I tried differentiating e^(-bx^2) twice and it came up weird , I positioned the values and finally cam up with (-2b sqrt(pi/2b)...is there any other way to do it ?

The Attempt at a Solution

I tried with gaussian integration and my final answer is h^2b/m but it should be h^2b/2m... how am i missing the 1/2 factor?

 

[Orodruin]

It is difficult to say where you are going wrong if you do not show us exactly what you did step by step.

 

[Ray Vickson]

Homework Statement

-h^2/2m (sqrt(2b/pi)) e^(-bx^2) d^2/dx^2 (e^(-bx^2)) dx from - to + infinity

Homework Equations

I tried differentiating e^(-bx^2) twice and it came up weird , I positioned the values and finally cam up with (-2b sqrt(pi/2b)...is there any other way to do it ?

The Attempt at a Solution

I tried with gaussian integration and my final answer is h^2b/m but it should be h^2b/2m... how am i missing the 1/2 factor?

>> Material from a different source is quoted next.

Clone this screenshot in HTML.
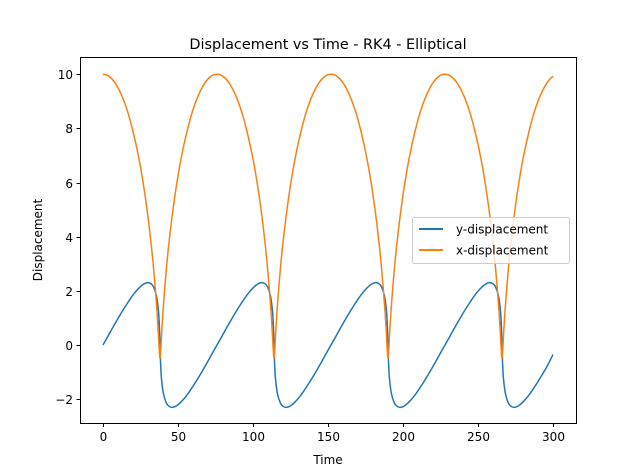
<!DOCTYPE html>
<html><head><meta charset="utf-8">
<style>
html,body{margin:0;padding:0;background:#fff;}
svg{display:block;font-family:"DejaVu Sans","Liberation Sans",sans-serif;}
</style></head>
<body>
<svg id="chart" width="640" height="476" viewBox="0 0 640 476" xmlns="http://www.w3.org/2000/svg">
<rect x="0" y="0" width="640" height="476" fill="#fff"/>
<text x="328" y="49" text-anchor="middle" font-size="14.4" fill="#000">Displacement vs Time - RK4 - Elliptical</text>
<g id="plot"></g>
<g id="axes"></g>
<text x="328" y="464" text-anchor="middle" font-size="12">Time</text>
<text transform="translate(42,240) rotate(-90)" text-anchor="middle" font-size="12">Displacement</text>
<g>
<rect x="412.5" y="217.5" width="157" height="46" rx="2" fill="#fff" fill-opacity="0.8" stroke="#ccc"/>
<line x1="419" y1="229" x2="443" y2="229" stroke="#1f77b4" stroke-width="2"/>
<text x="456" y="233.5" font-size="12">y-displacement</text>
<line x1="419" y1="250" x2="443" y2="250" stroke="#ff7f0e" stroke-width="2"/>
<text x="456" y="254.5" font-size="12">x-displacement</text>
</g>
</svg>
<script>
// one orbit, relative to periapsis time
const orbitDt = [-38.0,-34.7,-30.2,-25.8,-21.6,-17.8,-14.2,-11.1,-8.41,-6.15,-4.31,-2.31,-1.08,-0.58,-0.24,0,0.24,0.58,1.08,2.31,4.31,6.15,8.41,11.1,14.2,17.8,21.6,25.8,30.2,34.7,38.0];
const orbitX = [10,9.95,9.70,9.25,8.62,7.84,6.93,5.94,4.90,3.86,2.85,1.49,0.42,-0.09,-0.40,-0.5,-0.40,-0.09,0.42,1.49,2.85,3.86,4.90,5.94,6.93,7.84,8.62,9.25,9.70,9.95,10];
const orbitY = [0,0.325,0.771,1.188,1.555,1.862,2.094,2.242,2.302,2.269,2.147,1.804,1.300,0.897,0.457,0,-0.457,-0.897,-1.300,-1.804,-2.147,-2.269,-2.302,-2.242,-2.094,-1.862,-1.555,-1.188,-0.771,-0.325,0];
const periapsisTimes = [38,114,190,266];
const tMax = 300;
const finalX = 9.93;
const finalY = -0.35;
const xTicks = [0,50,100,150,200,250,300];
const yTicks = [-2,0,2,4,6,8,10];

const NS="http://www.w3.org/2000/svg";
const L=80,R=576,T=57,B=423;
function sx(v){return 103+v*1.5;}
function sy(v){return 345-v*27.08;}
const plot=document.getElementById('plot'), axes=document.getElementById('axes');

function series(vals,finalVal){
  const pts=[];
  periapsisTimes.forEach((p,pi)=>{
    for(let i=0;i<orbitDt.length;i++){
      if(pi>0 && i===0) continue;
      const t=p+orbitDt[i];
      if(t>=tMax){break;}
      pts.push([t,vals[i]]);
    }
  });
  pts.push([tMax,finalVal]);
  return pts;
}
function smoothPath(pts){
  let d='M'+sx(pts[0][0]).toFixed(2)+','+sy(pts[0][1]).toFixed(2);
  for(let i=0;i<pts.length-1;i++){
    const p0=pts[Math.max(0,i-1)],p1=pts[i],p2=pts[i+1],p3=pts[Math.min(pts.length-1,i+2)];
    const k=1/6;
    const c1=[sx(p1[0])+(sx(p2[0])-sx(p0[0]))*k, sy(p1[1])+(sy(p2[1])-sy(p0[1]))*k];
    const c2=[sx(p2[0])-(sx(p3[0])-sx(p1[0]))*k, sy(p2[1])-(sy(p3[1])-sy(p1[1]))*k];
    d+=' C'+c1[0].toFixed(2)+','+c1[1].toFixed(2)+' '+c2[0].toFixed(2)+','+c2[1].toFixed(2)+' '+sx(p2[0]).toFixed(2)+','+sy(p2[1]).toFixed(2);
  }
  return d;
}
const ly=document.createElementNS(NS,'path');
ly.setAttribute('d',smoothPath(series(orbitY,finalY)));
ly.setAttribute('fill','none');ly.setAttribute('stroke','#1f77b4');ly.setAttribute('stroke-width','1.5');


plot.appendChild(ly);
const lx=document.createElementNS(NS,'path');
lx.setAttribute('d',smoothPath(series(orbitX,finalX)));
lx.setAttribute('fill','none');lx.setAttribute('stroke','#ff7f0e');lx.setAttribute('stroke-width','1.5');


plot.appendChild(lx);

const frame=document.createElementNS(NS,'rect');
frame.setAttribute('x',L+0.5);frame.setAttribute('y',T+0.5);frame.setAttribute('width',R-L);frame.setAttribute('height',B-T);
frame.setAttribute('fill','none');frame.setAttribute('stroke','#000');frame.setAttribute('stroke-width','1');


axes.appendChild(frame);

xTicks.forEach(v=>{
  const x=Math.round(sx(v))+0.5;
  const tk=document.createElementNS(NS,'line');
  tk.setAttribute('x1',x);tk.setAttribute('x2',x);tk.setAttribute('y1',B+0.5);tk.setAttribute('y2',B+4);
  tk.setAttribute('stroke','#000');
  
  
  axes.appendChild(tk);
  const tx=document.createElementNS(NS,'text');
  tx.setAttribute('x',x);tx.setAttribute('y',B+18);tx.setAttribute('text-anchor','middle');tx.setAttribute('font-size','12');
  tx.textContent=v;
  
  
  axes.appendChild(tx);
});
yTicks.forEach(v=>{
  const y=Math.round(sy(v))+0.5;
  const tk=document.createElementNS(NS,'line');
  tk.setAttribute('x1',L-3.5);tk.setAttribute('x2',L+0.5);tk.setAttribute('y1',y);tk.setAttribute('y2',y);
  tk.setAttribute('stroke','#000');
  
  
  axes.appendChild(tk);
  const tx=document.createElementNS(NS,'text');
  tx.setAttribute('x',L-7);tx.setAttribute('y',y+4.5);tx.setAttribute('text-anchor','end');tx.setAttribute('font-size','12');
  tx.textContent=(v<0?'\u2212'+(-v):v);
  
  
  axes.appendChild(tx);
});
</script>
</body></html>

If you mean that you came up with -2b sqrt(pi/2b) for the integral--that is, that
\int_{-\infty}^{\infty} e^{-bx^2} \frac{d^2}{dx^2} e^{-b x^2} \, dx =- 2b \sqrt{\frac{\pi}{2b}},
then you are off by a factor or 2: you should have $-b \sqrt{\pi/2b}$. You need to show your work in detail.